▸ WORK REQUIRED
Below is a block of records. Copy every line in it that contains the word "this".

— start —

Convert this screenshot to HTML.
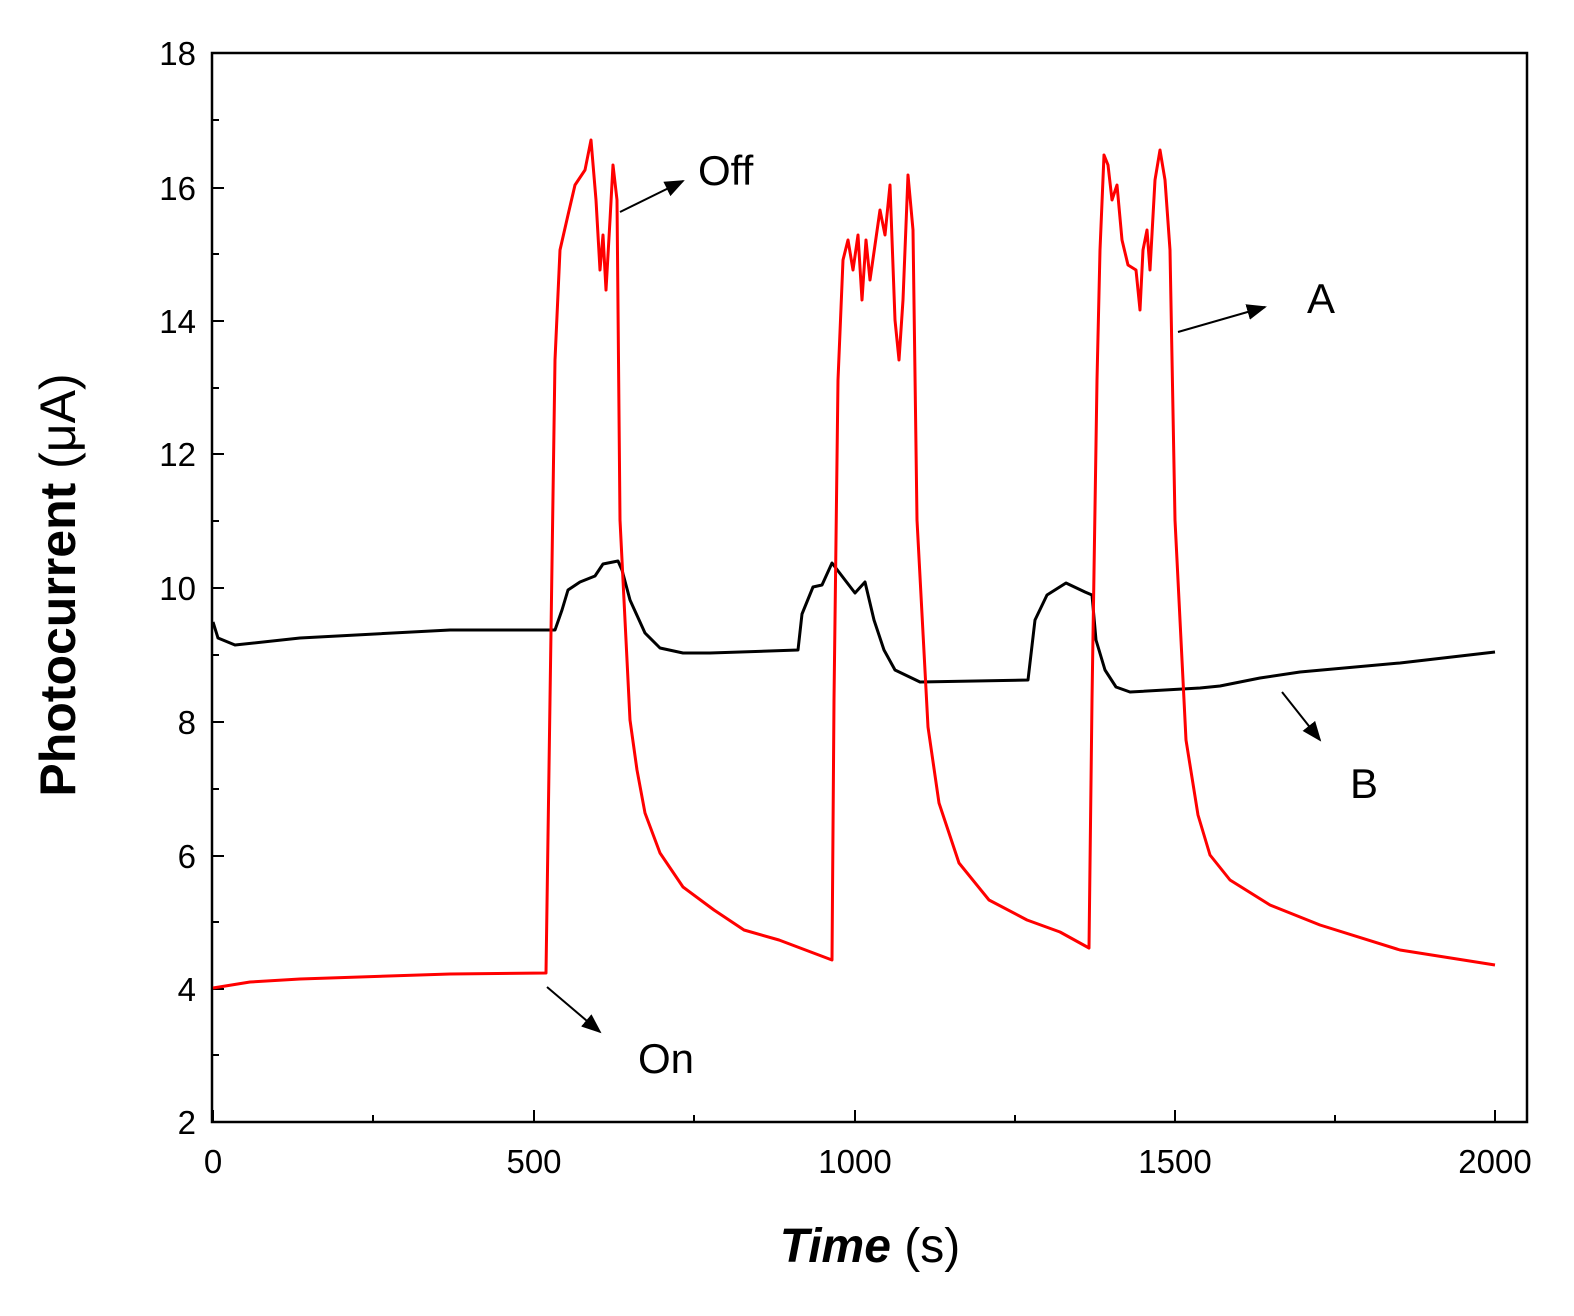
<!DOCTYPE html>
<html><head><style>
body{margin:0;background:#fff;}
svg text{font-family:"Liberation Sans",Arial,sans-serif;}
</style></head><body>
<svg width="1574" height="1311" viewBox="0 0 1574 1311" xmlns="http://www.w3.org/2000/svg">
<defs><marker id="ar" markerWidth="10" markerHeight="8" refX="9" refY="4" orient="auto"><path d="M0,0 L10,4 L0,8 Z" fill="#000"/></marker></defs>
<rect x="212" y="53" width="1315" height="1069" fill="none" stroke="#000" stroke-width="2.5"/>
<g stroke="#000" stroke-width="2">
<path d="M213,1122v-12M373,1122v-7M534,1122v-12M694,1122v-7M855,1122v-12M1015,1122v-7M1175,1122v-12M1335,1122v-7M1495,1122v-12"/>
<path d="M212,1122h12M212,1055h7M212,989h12M212,922h7M212,856h12M212,789h7M212,722h12M212,655h7M212,588h12M212,521h7M212,454h12M212,388h7M212,321h12M212,254h7M212,188h12M212,120h7M212,53h12"/>
</g>
<g font-size="33" text-anchor="end" fill="#000">
<text x="196" y="1134">2</text><text x="196" y="1001">4</text><text x="196" y="868">6</text><text x="196" y="734">8</text><text x="196" y="600">10</text><text x="196" y="466">12</text><text x="196" y="333">14</text><text x="196" y="200">16</text><text x="196" y="65">18</text>
</g>
<g font-size="33" text-anchor="middle">
<text x="213" y="1173">0</text><text x="534" y="1173">500</text><text x="855" y="1173">1000</text><text x="1175" y="1173">1500</text><text x="1495" y="1173">2000</text>
</g>
<text transform="translate(75,585) rotate(-90)" font-size="50" text-anchor="middle"><tspan font-weight="bold">Photocurrent</tspan> (μA)</text>
<text x="870" y="1262" font-size="48" text-anchor="middle"><tspan font-weight="bold" font-style="italic">Time</tspan> (s)</text>
<path fill="none" stroke="#000" stroke-width="3" stroke-linejoin="round" d="M213,622 L218,638 L235,645 L300,638 L450,630 L555,630 L562,610 L568,590 L580,582 L595,576 L603,564 L618,561 L622,570 L630,600 L645,633 L660,648 L683,653 L710,653 L798,650 L802,614 L813,587 L822,585 L832,563 L845,580 L855,593 L865,582 L874,620 L884,650 L895,670 L920,682 L1028,680 L1035,620 L1047,595 L1066,583 L1085,592 L1092,595 L1096,640 L1105,670 L1116,687 L1130,692 L1200,688 L1220,686 L1260,678 L1300,672 L1400,663 L1495,652"/>
<path fill="none" stroke="#f00" stroke-width="3" stroke-linejoin="round" d="M213,988 L250,982 L300,979 L450,974 L546,973 L550,700 L555,360 L560,250 L568,215 L575,185 L585,170 L591,140 L596,200 L600,270 L603,235 L606,290 L610,220 L613,165 L617,200 L620,520 L630,720 L637,770 L645,813 L660,853 L683,887 L714,910 L744,930 L779,940 L832,960 L834,700 L838,380 L843,260 L848,240 L853,270 L858,235 L862,300 L866,240 L870,280 L875,245 L880,210 L885,235 L890,185 L895,320 L899,360 L903,300 L908,175 L913,230 L917,520 L928,727 L939,803 L959,863 L989,900 L1027,920 L1060,932 L1089,948 L1092,700 L1097,380 L1100,250 L1104,155 L1108,165 L1112,200 L1117,185 L1122,240 L1128,265 L1136,270 L1140,310 L1143,250 L1147,230 L1150,270 L1155,180 L1160,150 L1165,180 L1170,250 L1175,520 L1186,740 L1198,815 L1210,855 L1230,880 L1270,905 L1320,925 L1400,950 L1495,965"/>
<g stroke="#000" stroke-width="2" marker-end="url(#ar)">
<line x1="620" y1="212" x2="683" y2="181"/>
<line x1="1178" y1="332" x2="1265" y2="307"/>
<line x1="1282" y1="692" x2="1320" y2="740"/>
<line x1="547" y1="987" x2="600" y2="1032"/>
</g>
<g font-size="42">
<text x="698" y="185">Off</text><text x="1307" y="313">A</text><text x="1350" y="798">B</text><text x="638" y="1073">On</text>
</g>
</svg>
</body></html>
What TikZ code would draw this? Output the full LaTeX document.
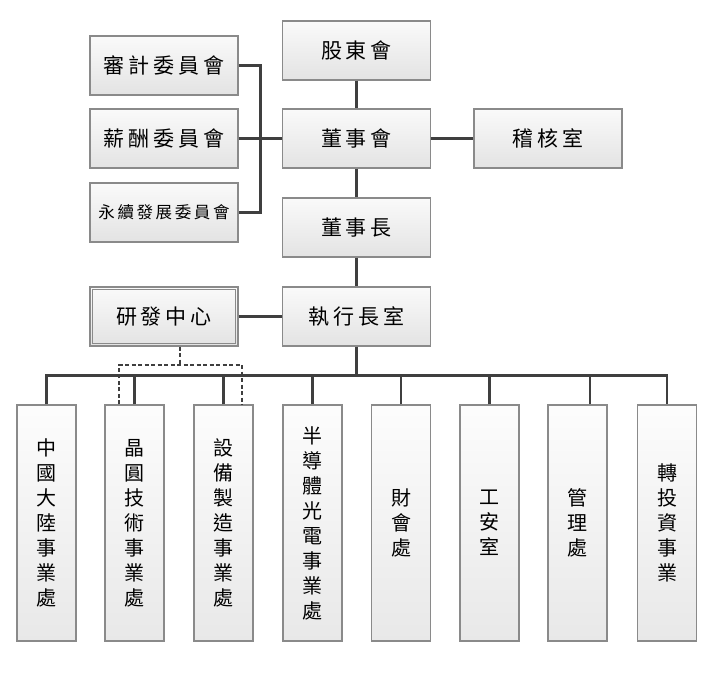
\documentclass[tikz,border=0pt]{standalone}
\usepackage{fontspec}
\newfontfamily\cjk{Noto Sans CJK TC}
\definecolor{bordc}{HTML}{8A8A8A}
\definecolor{linec}{HTML}{3F3F3F}
\newcommand{\gp}{\kern4pt}
\newcommand{\gs}{\kern2.6pt}
\begin{document}
\begin{tikzpicture}[x=1pt,y=-1pt,
  box/.style={draw=bordc, line width=1.3pt, top color=white!98!black, bottom color=white!89!black,
    minimum width=148pt, minimum height=59pt, inner sep=0pt, font=\cjk\fontsize{21}{25}\selectfont},
  vbox/.style={draw=bordc, line width=1.3pt, top color=white!99!black, bottom color=white!91!black,
    minimum width=59pt, minimum height=236pt, inner sep=0pt, align=center,
    font=\cjk\fontsize{20}{25}\selectfont},
  conn/.style={draw=linec, line width=2.6pt},
  dconn/.style={draw=linec, line width=2.4pt, dash pattern=on 4pt off 2.5pt}]
\useasboundingbox (0,0) rectangle (723,675);
% top nodes
\node[box] (audit) at (164,65.5) {審\gp 計\gp 委\gp 員\gp 會};
\node[box] (comp)  at (164,138.5) {薪\gp 酬\gp 委\gp 員\gp 會};
\node[box, font=\cjk\fontsize{16.5}{20}\selectfont] (esg) at (164,212.5) {永\gs 續\gs 發\gs 展\gs 委\gs 員\gs 會};
\node[box] (share) at (356.5,50.5) {股\gp 東\gp 會};
\node[box] (board) at (356.5,138.5) {董\gp 事\gp 會};
\node[box] (audit2) at (548,138.5) {稽\gp 核\gp 室};
\node[box] (chair) at (356.5,227.5) {董\gp 事\gp 長};
\node[box] (ceo) at (356.5,316.5) {執\gp 行\gp 長\gp 室};
\node[box] (rd) at (164,316.5) {研\gp 發\gp 中\gp 心};
\draw[draw=bordc, line width=1pt] ([shift={(3.5,3.5)}]rd.north west) rectangle ([shift={(-3.5,-3.5)}]rd.south east);
% bottom nodes
\node[vbox] (b1) at (46.5,523) {中\\國\\大\\陸\\事\\業\\處};
\node[vbox] (b2) at (134.5,523) {晶\\圓\\技\\術\\事\\業\\處};
\node[vbox] (b3) at (223.5,523) {設\\備\\製\\造\\事\\業\\處};
\node[vbox] (b4) at (312.5,523) {半\\導\\體\\光\\電\\事\\業\\處};
\node[vbox] (b5) at (401,523) {財\\會\\處};
\node[vbox] (b6) at (489.5,523) {工\\安\\室};
\node[vbox] (b7) at (577.5,523) {管\\理\\處};
\node[vbox] (b8) at (667,523) {轉\\投\\資\\事\\業};
% connectors top
\draw[conn] (audit.east) -- ++(22,0) |- (esg.east);
\draw[conn] (comp.east) -- (board.west);
\draw[conn] (share.south) -- (board.north);
\draw[conn] (board.east) -- (audit2.west);
\draw[conn] (board.south) -- (chair.north);
\draw[conn] (chair.south) -- (ceo.north);
\draw[conn] (rd.east) -- (ceo.west);
% bus
\coordinate (bus) at (356.5,375.5);
\draw[conn] (ceo.south) -- (bus);
\draw[conn] (b1.north) -- (b1.north |- bus) -- (b8.north |- bus) -- (b8.north);
\foreach \b in {b2,b3,b4,b5,b6}{\draw[conn] (\b.north) -- (\b.north |- bus);}
\draw[conn] ([xshift=12.5pt]b7.north) -- ([xshift=12.5pt]b7.north |- bus);
% dashed
\coordinate (dmid) at (180,365);
\draw[dconn] ([xshift=16pt]rd.south) -- (dmid);
\draw[dconn] ([xshift=-15.5pt]b2.north) |- (dmid) -| ([xshift=18.5pt]b3.north);
\end{tikzpicture}
\end{document}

— end —

▸ EXERCISE SOLUTION
Convert this screenshot to HTML.
What TikZ code would draw this? Output the full LaTeX document.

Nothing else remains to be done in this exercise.